Hillbilly Elegy Is Terrible Award Bait, Bless Its Heart
Photos Courtesy of Lacey Terrell/Netflix
Hillbilly Elegy wears me the hell out. Without reading the source material, it’s hard to say if screenwriter Vanessa Taylor’s adaptation of J.D. Vance’s bootstrap-yanking memoir turns the jumble of adolescent Appalachian upbringing and Hollywood shorthand into a flat, scattered, and trite narrative or if it’s doing it backhanded justice. The story of J.D.’s imperfect childhood and Ivy League aspirations—forced back together by his mother’s heroin overdose (when he has a big interview coming up too!) after his initial escape to Yale—comes decorated in poverty cosplay and wielding a misguided sense of superiority.
Muddled and dull, cutting back and forth haphazardly across two timelines, Hillbilly Elegy tries to convey the hardship faced by J.D. and his family while patting him on the back for not letting them drag him down. It portrays an unreasonable world run by uncooperative doctors and lawyers, while ogling its disapproving camera on any person that looks like they might make less than six figures. It proudly stumps for Real America and its values (“hill people” have respect, J.D.’s Mamaw notes, unlike SOME people) while filming them like it’s visiting a zoo.
Hypocritical in both its overarching themes and its line-by-line dialogue, director Ron Howard’s film feels false from the jump. When a movie called Hillbilly Elegy gets mad at someone referring to “rednecks,” both Jeff Foxworthy and all the joke-filled Facebook pages my Arkansas relatives follow are gonna call bullshit. The movie can’t quite figure out who it hates.

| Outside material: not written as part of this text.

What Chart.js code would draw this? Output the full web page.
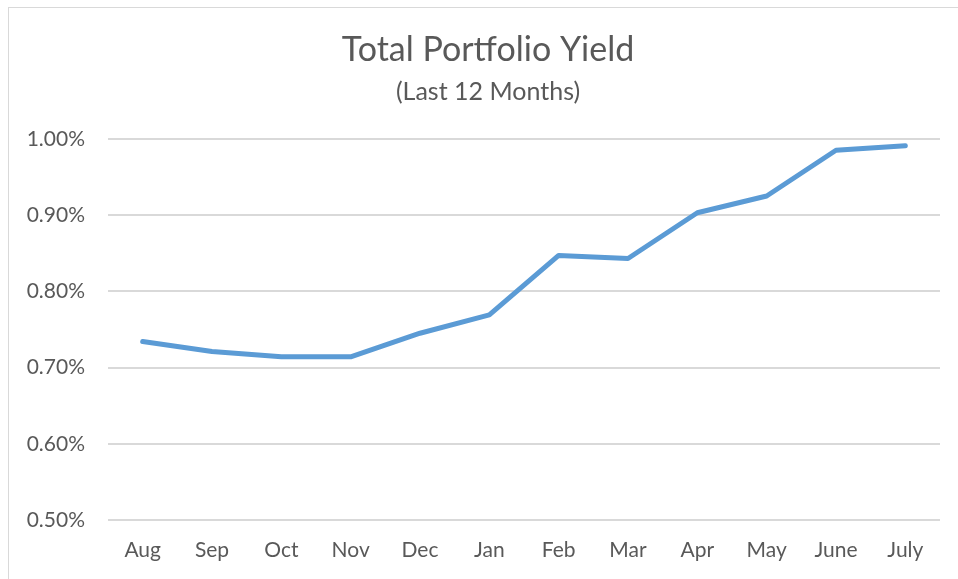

Is it the urbanites that don’t know the joys of a fried bologna sandwich? Or is it the yokels it deems too stupid, unambitious, or drug-addled to leave them behind? The result is a gray, aimlessly shambling, Oscar-hungry monster cobbled together by a mad scientist wearing fake “Billy Bob” teeth.
The awards thirst is palpable from the swelling string score to the closing based-on-a-true-story photo montage—not to mention the casting that didn’t even seem to refer to the script. Glenn Close’s Mamaw is supposed to be just 13 years older than Amy Adams’ Bev? Really? Both tragically bewigged performers go big in roles almost parodically perfect for the perennial Oscar hopefuls, always reminding us that yes, it really is them in those Walmart T-shirts. Adams is unhinged in a sad way, while Close stretches actorly affectations as thin as the wisdom she’s asked to dispense. Her aphorisms and exclamations are just the absurd starting point for a character with more constipated grimaces than personality. At least Gabriel Basso’s cardboard J.D. looks a lot like Owen Asztalos, who plays his younger self with a tiny bit more life.
As the central, self-centered, self-loathing, defensive hero, J.D. is lifeless as an adult and one-note as a kid. Banality treated as exceptional is how this film operates. Young J.D. can spout football stats and he likes watching the news, which signals he’s got the ability to escape suburban Ohio. He can decide to be somebody, as Mamaw puts it. Similarly, the film treats such things as watching Terminator 2 on TV or struggling to pay a medical bill as worthy enough moments to get the set piece treatment.